Irish Whiskey Apple Cake
from Marcy Goldman's A Passion for Baking
For the apples:
5 cups Cortland or MacIntosh apples, peeled, cored, and sliced thinly
2 tbsp fresh lemon juice
2 tsp ground cinnamon
For the cake:
2 cups sugar
1 cup margarine or butter, softened
2 tsp finely grated lemon zest
4 large eggs
1 1/2 tsp vanilla extract
1 tbsp fresh lemon juice
1/4 cup apple juice
1/4 cup Irish whiskey
3 cups flour
1 tbsp baking powder
1/2 tsp salt
Finishing Touch:
2 tbsp sugar mixed with 1 tsp ground cinnamon
Preheat the oven to 350. Liberally spray or grease a bundt pan.
Slice your apples and place them in a bowl.
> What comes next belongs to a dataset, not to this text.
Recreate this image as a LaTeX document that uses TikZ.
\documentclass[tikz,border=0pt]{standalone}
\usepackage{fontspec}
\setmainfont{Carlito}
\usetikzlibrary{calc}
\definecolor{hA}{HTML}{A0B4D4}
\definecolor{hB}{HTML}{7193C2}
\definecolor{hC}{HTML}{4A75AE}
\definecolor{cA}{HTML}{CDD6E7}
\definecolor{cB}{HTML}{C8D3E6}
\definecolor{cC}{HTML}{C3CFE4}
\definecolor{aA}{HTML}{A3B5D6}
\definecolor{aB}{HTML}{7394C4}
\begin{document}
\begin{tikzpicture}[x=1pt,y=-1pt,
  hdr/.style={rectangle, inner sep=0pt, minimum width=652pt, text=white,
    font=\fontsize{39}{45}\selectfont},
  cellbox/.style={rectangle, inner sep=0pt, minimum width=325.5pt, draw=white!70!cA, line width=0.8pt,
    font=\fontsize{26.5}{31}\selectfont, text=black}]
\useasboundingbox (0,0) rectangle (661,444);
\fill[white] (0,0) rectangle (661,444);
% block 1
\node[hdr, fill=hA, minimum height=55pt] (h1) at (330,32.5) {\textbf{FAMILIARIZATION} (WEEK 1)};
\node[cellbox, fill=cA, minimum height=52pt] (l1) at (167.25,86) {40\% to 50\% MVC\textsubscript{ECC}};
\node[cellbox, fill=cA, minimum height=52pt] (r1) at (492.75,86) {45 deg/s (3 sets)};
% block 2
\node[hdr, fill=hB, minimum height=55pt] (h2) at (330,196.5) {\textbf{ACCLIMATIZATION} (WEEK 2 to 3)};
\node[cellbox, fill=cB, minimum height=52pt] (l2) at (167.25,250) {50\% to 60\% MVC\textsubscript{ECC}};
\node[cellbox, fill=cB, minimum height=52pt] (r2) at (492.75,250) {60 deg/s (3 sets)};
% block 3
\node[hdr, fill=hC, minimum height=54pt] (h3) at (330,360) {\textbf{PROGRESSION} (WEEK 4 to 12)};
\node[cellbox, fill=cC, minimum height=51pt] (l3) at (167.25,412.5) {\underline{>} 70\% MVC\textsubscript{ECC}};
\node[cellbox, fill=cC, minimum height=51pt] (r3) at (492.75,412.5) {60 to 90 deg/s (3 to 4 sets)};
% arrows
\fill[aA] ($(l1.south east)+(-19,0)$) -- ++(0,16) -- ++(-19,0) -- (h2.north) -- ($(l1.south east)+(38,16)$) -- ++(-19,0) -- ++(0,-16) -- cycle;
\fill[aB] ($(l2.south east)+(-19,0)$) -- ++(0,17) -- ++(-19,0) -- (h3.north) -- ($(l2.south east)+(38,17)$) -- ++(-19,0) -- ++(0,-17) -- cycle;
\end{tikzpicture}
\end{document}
Add the cinnamon, lemon juice, and salt,
stir to combine and set aside while you prepare the cake batter.
Place the margarine, sugar and lemon zest in the bowl of your mixer.
All at once add the eggs, vanilla, juices, and whiskey.
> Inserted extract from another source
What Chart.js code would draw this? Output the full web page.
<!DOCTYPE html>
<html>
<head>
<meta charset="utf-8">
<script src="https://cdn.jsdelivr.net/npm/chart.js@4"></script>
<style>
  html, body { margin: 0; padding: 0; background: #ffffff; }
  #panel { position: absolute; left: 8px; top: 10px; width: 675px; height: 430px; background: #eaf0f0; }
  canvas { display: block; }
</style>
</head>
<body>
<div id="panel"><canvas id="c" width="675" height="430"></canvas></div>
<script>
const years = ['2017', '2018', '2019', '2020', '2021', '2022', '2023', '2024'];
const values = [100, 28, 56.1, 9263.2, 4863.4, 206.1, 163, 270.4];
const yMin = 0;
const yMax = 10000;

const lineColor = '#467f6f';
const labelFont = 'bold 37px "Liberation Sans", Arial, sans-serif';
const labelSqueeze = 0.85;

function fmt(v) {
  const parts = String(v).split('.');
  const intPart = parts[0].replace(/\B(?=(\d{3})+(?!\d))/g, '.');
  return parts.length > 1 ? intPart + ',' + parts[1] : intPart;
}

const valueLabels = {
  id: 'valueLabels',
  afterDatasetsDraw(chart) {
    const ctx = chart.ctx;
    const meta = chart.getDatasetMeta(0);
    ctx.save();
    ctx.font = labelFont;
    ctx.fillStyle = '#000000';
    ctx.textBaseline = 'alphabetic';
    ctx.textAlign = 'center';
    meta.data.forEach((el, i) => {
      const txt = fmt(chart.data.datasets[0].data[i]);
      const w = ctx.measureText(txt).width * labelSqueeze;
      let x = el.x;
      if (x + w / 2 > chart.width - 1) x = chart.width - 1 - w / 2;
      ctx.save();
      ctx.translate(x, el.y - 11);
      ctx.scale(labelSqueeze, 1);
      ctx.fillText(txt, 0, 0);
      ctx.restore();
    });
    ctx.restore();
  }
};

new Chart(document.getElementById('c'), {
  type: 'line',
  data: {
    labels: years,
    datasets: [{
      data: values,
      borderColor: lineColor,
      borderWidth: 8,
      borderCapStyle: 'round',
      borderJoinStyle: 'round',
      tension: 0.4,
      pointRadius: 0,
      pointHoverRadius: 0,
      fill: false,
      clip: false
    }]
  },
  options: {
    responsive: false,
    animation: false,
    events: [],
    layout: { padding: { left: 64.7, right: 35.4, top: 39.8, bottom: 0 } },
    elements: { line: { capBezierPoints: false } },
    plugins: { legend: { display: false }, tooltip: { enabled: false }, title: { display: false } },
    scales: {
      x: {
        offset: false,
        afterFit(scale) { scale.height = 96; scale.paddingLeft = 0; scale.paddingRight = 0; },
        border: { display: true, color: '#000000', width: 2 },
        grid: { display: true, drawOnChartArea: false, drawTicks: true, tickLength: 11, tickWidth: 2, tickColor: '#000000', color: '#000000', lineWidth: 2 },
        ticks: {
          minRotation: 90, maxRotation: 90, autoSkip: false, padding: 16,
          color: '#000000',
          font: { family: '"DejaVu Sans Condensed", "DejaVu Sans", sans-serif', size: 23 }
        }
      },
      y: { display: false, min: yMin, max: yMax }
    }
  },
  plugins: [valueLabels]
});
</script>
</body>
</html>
Combine well. The mixture may look curdled, but will smooth out once the dry ingredients are added.
Gently mix in the flour, baking powder and salt.
This is what you should end up with.
Pour the apple mixture atop the cake batter,
and fold super gently just to combine.
Spoon the cake into the pan and sprinkle with the cinnamon-sugar mixture. Don't omit this! It results in the most delicious crust.
Bake until golden brown and until a cake tester inserted comes out clean, anywhere from 75 minutes to an hour and a half.
Depan at your own risk!!! Have enough patience to wait until completely cool. Otherwise you'll end up with a homely and rustic, but still delicious cake.